§ STATED TASK:
Retype the stretch of lines that starts at the line containing "What D3.js code" and ends at the line containing "16, 18, 20];", inclusive. Do not include pictures.

§ DATA TO USE:
···
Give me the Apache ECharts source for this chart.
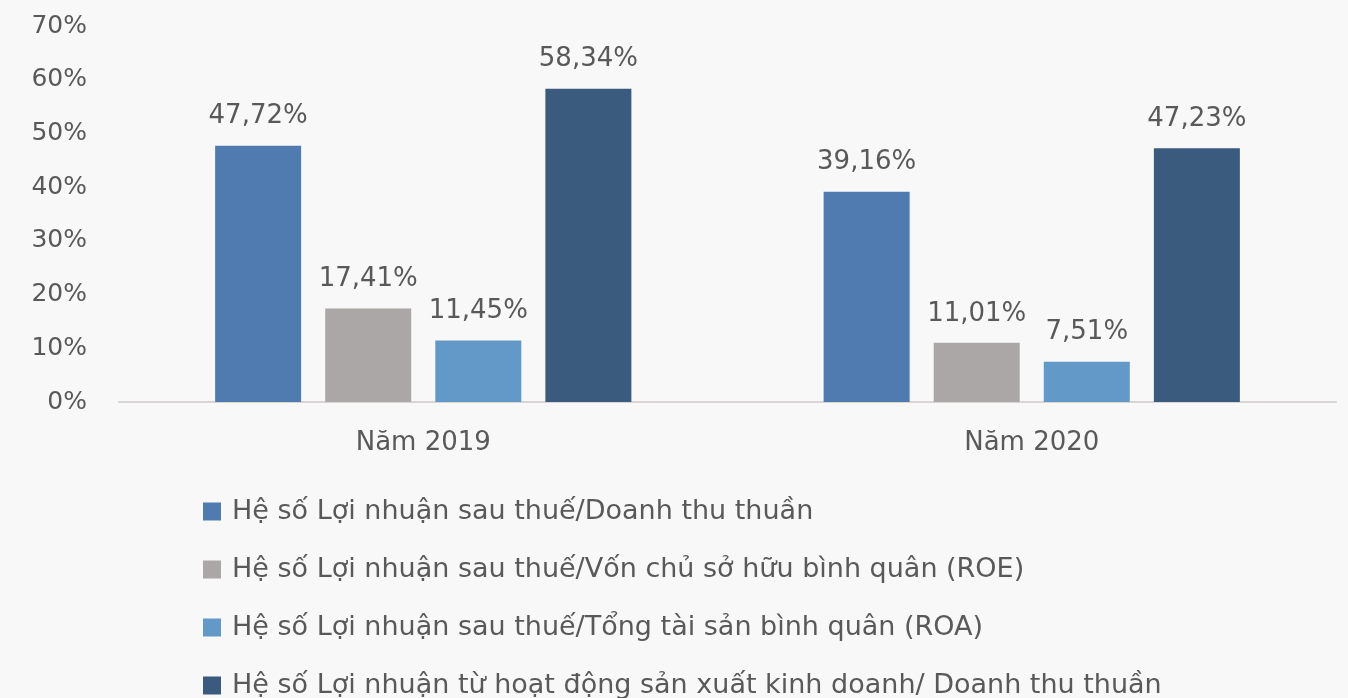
···
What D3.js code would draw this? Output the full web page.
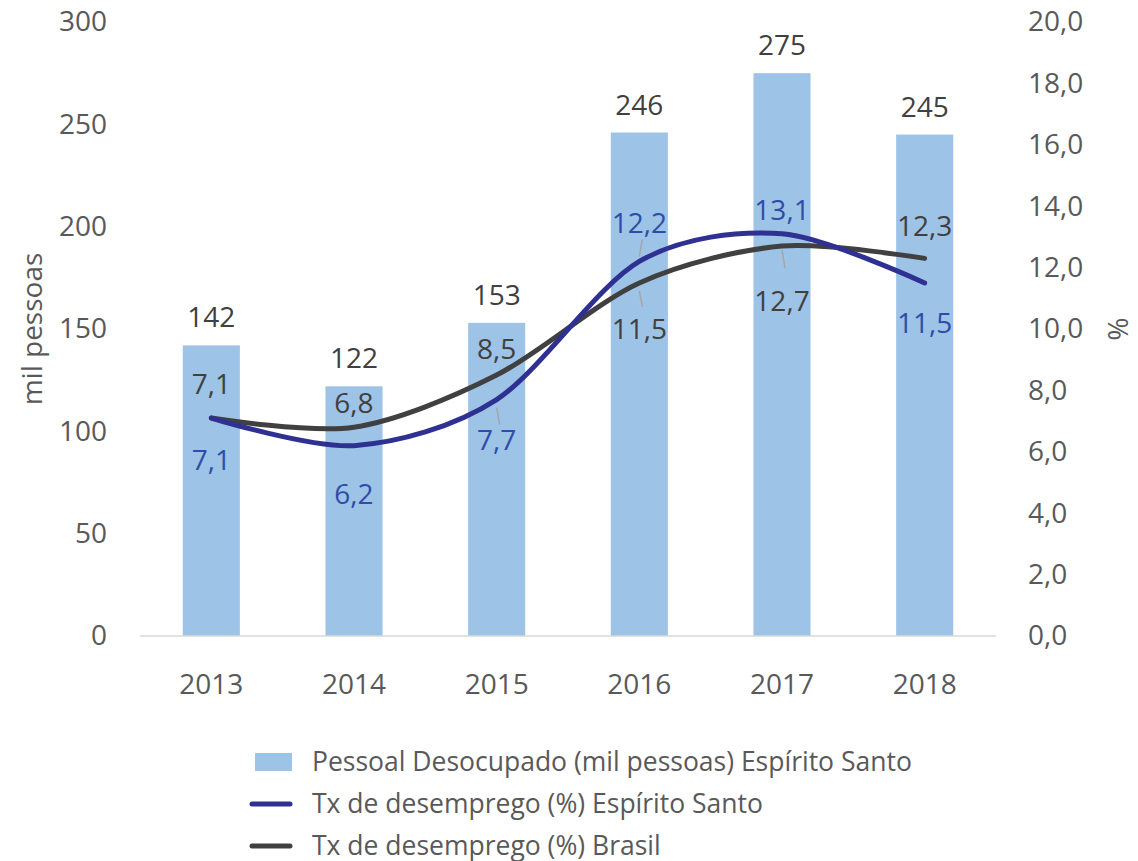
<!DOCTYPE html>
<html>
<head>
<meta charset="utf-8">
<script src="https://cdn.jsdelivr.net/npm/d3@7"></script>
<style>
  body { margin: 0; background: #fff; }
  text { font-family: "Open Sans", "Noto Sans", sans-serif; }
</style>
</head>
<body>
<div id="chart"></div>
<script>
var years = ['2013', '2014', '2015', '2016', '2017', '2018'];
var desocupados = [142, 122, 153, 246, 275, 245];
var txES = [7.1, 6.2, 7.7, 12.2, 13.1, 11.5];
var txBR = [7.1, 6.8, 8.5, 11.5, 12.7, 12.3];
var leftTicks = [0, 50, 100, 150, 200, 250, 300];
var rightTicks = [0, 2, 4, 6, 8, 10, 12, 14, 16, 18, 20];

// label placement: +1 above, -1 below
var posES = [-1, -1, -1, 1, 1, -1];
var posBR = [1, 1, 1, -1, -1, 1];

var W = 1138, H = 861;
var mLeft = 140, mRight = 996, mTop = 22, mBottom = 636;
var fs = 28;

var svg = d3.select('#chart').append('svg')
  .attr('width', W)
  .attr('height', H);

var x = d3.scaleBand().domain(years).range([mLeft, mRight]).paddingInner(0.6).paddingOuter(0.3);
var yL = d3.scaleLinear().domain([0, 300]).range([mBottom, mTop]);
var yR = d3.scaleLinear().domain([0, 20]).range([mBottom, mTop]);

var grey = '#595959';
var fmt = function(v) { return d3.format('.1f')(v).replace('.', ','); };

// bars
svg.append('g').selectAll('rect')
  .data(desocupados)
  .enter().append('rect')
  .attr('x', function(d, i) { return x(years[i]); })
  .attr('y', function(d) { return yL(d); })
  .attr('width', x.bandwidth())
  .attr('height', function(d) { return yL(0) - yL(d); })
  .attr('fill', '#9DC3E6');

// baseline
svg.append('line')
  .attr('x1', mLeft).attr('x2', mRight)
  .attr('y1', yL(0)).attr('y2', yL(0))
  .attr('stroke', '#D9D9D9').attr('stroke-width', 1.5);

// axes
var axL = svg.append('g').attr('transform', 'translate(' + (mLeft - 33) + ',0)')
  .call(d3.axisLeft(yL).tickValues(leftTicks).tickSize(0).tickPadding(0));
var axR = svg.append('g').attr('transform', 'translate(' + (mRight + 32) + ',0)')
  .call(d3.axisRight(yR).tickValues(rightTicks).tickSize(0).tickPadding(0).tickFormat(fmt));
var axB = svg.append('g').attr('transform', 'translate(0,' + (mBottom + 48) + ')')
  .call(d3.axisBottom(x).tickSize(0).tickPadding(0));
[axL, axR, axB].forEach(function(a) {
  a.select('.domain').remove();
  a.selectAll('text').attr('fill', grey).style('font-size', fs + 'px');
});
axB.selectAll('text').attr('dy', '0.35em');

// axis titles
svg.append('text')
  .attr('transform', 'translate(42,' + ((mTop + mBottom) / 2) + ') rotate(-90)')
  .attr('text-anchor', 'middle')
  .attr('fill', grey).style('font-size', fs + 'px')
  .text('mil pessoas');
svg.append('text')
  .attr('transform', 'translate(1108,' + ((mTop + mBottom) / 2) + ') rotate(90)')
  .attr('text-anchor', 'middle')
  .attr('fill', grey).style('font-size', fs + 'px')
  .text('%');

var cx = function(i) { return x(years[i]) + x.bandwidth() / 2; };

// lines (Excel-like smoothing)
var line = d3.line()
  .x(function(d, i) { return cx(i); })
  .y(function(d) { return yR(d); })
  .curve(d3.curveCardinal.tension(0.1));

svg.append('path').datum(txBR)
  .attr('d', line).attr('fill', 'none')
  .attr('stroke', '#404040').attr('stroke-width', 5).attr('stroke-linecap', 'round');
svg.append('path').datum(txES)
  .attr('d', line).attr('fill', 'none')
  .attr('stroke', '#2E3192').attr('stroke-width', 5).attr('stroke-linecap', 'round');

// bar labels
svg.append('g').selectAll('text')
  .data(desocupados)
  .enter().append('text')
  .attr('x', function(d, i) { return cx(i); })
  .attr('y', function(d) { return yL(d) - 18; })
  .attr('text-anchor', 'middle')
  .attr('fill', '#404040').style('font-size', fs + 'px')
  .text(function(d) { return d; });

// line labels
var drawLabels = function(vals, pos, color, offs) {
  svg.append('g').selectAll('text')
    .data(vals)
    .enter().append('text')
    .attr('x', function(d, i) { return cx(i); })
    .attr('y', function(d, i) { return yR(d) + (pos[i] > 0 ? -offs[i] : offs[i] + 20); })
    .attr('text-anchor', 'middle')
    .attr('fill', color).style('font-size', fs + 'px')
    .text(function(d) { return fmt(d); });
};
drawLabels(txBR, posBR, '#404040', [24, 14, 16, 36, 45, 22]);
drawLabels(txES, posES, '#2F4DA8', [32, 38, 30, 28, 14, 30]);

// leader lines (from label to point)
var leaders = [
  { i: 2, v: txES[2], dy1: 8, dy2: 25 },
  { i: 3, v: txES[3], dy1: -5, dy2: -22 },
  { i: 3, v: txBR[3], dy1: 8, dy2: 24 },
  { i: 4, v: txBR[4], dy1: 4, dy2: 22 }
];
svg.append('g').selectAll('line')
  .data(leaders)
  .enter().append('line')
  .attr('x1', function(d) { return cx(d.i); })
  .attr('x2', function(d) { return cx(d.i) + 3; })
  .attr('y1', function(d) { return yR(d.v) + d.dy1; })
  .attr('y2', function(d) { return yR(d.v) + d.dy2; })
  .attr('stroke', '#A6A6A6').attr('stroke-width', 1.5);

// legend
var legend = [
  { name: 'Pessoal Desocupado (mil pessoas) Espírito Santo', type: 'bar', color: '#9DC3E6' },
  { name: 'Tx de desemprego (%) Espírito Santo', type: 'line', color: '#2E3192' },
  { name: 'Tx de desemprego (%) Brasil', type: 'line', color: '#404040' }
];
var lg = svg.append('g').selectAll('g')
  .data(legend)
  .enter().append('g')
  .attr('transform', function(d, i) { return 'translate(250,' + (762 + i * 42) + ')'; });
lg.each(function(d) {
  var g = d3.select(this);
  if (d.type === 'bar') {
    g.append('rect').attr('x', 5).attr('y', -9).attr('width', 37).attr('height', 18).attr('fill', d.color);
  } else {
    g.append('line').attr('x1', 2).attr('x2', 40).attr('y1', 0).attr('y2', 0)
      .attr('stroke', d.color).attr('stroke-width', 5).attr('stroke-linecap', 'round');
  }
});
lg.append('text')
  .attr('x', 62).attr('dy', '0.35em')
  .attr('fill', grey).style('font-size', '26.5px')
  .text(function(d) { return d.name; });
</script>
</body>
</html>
···
§ FINAL RESULT:
What D3.js code would draw this? Output the full web page.
<!DOCTYPE html>
<html>
<head>
<meta charset="utf-8">
<script src="https://cdn.jsdelivr.net/npm/d3@7"></script>
<style>
  body { margin: 0; background: #fff; }
  text { font-family: "Open Sans", "Noto Sans", sans-serif; }
</style>
</head>
<body>
<div id="chart"></div>
<script>
var years = ['2013', '2014', '2015', '2016', '2017', '2018'];
var desocupados = [142, 122, 153, 246, 275, 245];
var txES = [7.1, 6.2, 7.7, 12.2, 13.1, 11.5];
var txBR = [7.1, 6.8, 8.5, 11.5, 12.7, 12.3];
var leftTicks = [0, 50, 100, 150, 200, 250, 300];
var rightTicks = [0, 2, 4, 6, 8, 10, 12, 14, 16, 18, 20];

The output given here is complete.